**Given instruction**
Below is a listing. Return the lines from the one that contains "Recreate this image" to the one that contains "import pandas as pd", both ends included, verbatim and with no pictures.

**Records for the exercise**
━━━━━━━━━━━━━━━━━━━━

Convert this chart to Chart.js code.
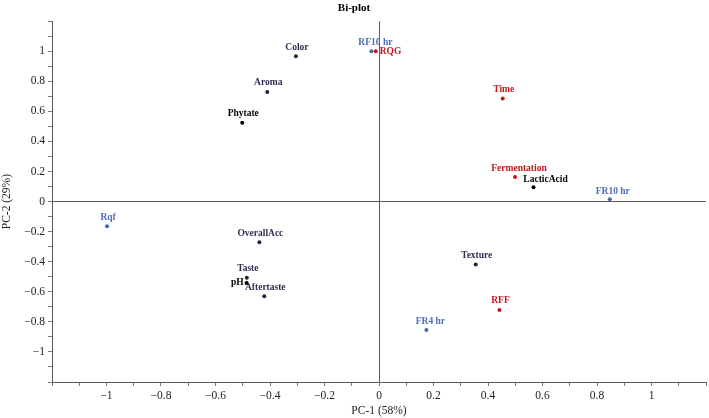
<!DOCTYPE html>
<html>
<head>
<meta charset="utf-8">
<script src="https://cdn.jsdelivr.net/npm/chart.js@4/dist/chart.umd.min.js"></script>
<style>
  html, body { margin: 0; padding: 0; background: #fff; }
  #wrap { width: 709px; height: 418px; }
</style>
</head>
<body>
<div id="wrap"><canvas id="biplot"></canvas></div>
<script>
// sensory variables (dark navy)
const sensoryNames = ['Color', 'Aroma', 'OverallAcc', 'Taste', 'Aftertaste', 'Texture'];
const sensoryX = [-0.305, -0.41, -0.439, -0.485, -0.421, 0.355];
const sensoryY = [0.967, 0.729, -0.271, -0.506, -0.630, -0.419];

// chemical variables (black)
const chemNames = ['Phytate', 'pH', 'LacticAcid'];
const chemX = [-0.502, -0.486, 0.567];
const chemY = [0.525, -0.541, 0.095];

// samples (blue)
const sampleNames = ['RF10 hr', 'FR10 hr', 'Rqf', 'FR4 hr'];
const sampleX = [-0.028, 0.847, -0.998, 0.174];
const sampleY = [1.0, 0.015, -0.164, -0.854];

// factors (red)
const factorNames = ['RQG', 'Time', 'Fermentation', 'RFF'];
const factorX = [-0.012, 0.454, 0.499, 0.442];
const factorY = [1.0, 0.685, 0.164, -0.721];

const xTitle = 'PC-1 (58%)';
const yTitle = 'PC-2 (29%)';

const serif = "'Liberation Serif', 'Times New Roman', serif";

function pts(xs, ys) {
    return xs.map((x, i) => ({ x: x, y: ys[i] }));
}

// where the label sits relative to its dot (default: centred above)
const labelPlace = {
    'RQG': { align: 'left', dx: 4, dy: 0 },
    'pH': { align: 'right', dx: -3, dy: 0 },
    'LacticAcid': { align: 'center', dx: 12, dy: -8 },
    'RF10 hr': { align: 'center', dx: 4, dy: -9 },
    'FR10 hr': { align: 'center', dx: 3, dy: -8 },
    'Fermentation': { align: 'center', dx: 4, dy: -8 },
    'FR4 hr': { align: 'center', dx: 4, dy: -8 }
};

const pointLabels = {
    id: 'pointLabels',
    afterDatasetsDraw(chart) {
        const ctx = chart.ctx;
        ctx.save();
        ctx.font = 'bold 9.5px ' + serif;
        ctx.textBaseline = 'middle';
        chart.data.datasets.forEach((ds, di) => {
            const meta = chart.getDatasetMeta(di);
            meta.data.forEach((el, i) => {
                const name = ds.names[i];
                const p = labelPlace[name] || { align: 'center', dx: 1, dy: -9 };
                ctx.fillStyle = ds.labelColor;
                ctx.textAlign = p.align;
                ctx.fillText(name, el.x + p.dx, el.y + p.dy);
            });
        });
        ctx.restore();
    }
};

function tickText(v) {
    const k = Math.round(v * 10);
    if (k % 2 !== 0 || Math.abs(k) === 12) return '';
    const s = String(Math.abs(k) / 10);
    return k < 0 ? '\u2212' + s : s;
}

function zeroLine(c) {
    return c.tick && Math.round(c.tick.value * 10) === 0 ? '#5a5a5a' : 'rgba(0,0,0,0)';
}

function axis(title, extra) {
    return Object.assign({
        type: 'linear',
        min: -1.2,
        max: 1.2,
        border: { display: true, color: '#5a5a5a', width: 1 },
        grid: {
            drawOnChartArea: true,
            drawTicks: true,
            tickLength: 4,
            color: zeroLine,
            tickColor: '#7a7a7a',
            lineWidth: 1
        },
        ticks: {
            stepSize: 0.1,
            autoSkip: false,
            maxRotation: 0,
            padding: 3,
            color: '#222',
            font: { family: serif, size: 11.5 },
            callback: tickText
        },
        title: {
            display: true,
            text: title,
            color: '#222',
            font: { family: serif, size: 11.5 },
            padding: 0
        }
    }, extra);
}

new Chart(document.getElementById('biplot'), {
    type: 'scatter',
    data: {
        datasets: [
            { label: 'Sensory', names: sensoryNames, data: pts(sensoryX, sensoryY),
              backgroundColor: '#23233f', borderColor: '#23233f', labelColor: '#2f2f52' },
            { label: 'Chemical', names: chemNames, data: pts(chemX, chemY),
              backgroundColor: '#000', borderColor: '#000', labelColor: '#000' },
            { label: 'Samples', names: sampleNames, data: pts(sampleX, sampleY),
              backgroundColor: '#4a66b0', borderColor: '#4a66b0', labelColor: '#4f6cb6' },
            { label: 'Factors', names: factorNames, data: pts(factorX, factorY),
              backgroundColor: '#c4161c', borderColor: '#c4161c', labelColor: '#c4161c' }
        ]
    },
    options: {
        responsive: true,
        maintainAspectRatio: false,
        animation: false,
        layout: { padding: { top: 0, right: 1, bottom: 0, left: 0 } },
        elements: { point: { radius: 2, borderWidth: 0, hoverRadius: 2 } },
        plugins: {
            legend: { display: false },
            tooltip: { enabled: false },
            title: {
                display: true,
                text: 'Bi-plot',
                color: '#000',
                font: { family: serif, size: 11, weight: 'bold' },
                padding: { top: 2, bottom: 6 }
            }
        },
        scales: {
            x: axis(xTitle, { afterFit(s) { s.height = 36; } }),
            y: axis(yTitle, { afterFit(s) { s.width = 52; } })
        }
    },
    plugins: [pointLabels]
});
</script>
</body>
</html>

━━━━━━━━━━━━━━━━━━━━

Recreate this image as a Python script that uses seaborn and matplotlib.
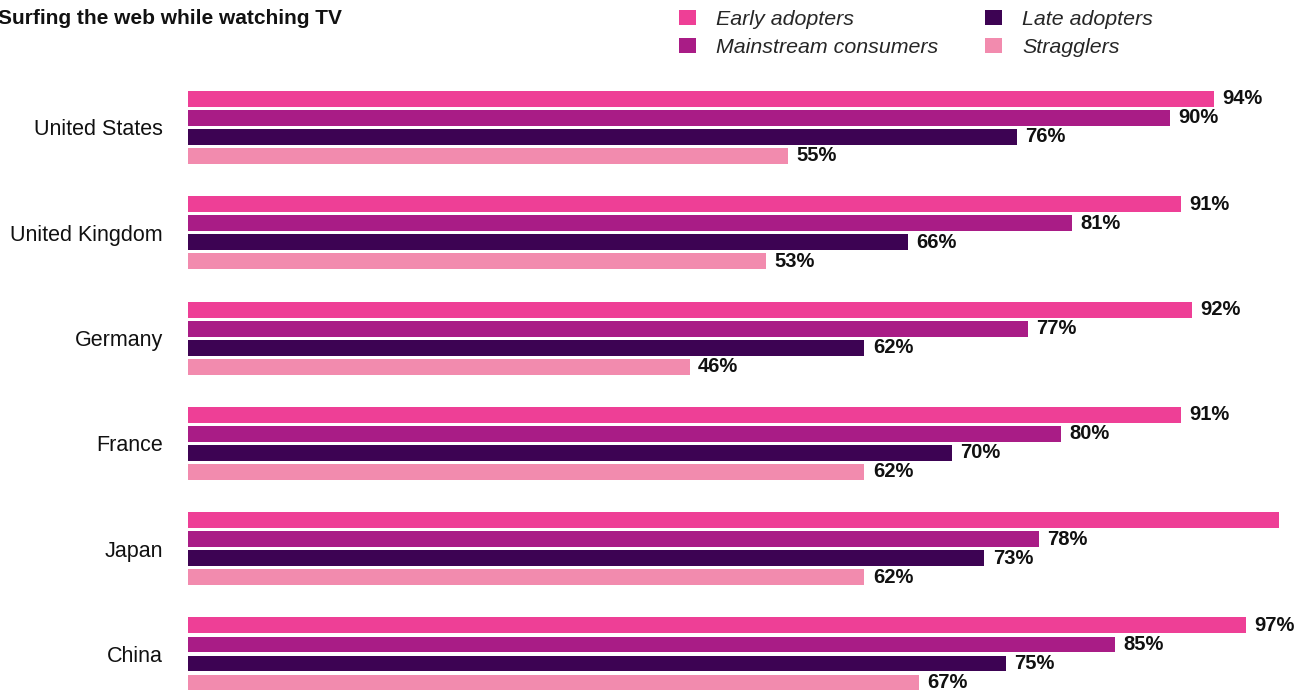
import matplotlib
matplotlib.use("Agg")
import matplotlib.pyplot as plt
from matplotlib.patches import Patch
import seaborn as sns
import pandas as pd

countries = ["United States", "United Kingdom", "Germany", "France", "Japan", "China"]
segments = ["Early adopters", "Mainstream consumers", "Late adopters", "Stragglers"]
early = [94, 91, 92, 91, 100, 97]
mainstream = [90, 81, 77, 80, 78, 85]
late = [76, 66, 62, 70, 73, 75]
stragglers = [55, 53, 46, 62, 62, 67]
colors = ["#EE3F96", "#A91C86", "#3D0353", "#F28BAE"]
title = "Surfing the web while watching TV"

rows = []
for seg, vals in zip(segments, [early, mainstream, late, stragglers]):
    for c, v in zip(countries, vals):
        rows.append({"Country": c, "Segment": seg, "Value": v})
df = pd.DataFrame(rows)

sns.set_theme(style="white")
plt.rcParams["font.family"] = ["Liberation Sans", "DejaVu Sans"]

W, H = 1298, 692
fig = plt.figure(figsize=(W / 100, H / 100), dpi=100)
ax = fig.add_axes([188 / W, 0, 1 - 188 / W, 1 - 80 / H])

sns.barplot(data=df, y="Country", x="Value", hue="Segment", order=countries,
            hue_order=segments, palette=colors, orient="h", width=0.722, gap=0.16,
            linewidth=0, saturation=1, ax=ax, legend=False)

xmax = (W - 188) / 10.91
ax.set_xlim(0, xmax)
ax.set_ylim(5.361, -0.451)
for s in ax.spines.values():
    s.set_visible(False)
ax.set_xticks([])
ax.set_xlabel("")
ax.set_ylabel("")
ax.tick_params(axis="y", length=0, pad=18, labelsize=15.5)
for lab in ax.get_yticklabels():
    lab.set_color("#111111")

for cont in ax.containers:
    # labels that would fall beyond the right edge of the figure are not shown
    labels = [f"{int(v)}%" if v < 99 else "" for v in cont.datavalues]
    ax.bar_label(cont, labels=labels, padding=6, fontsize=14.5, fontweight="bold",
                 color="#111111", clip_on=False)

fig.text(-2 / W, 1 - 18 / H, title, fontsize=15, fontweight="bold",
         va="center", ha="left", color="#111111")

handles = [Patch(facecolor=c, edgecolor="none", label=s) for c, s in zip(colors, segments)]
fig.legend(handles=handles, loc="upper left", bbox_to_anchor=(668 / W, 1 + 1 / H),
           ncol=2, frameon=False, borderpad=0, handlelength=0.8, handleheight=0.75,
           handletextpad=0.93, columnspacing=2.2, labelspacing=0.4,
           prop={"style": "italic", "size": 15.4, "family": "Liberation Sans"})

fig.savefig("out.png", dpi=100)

━━━━━━━━━━━━━━━━━━━━

**Complete answer**
Recreate this image as a Python script that uses seaborn and matplotlib.
import matplotlib
matplotlib.use("Agg")
import matplotlib.pyplot as plt
from matplotlib.patches import Patch
import seaborn as sns
import pandas as pd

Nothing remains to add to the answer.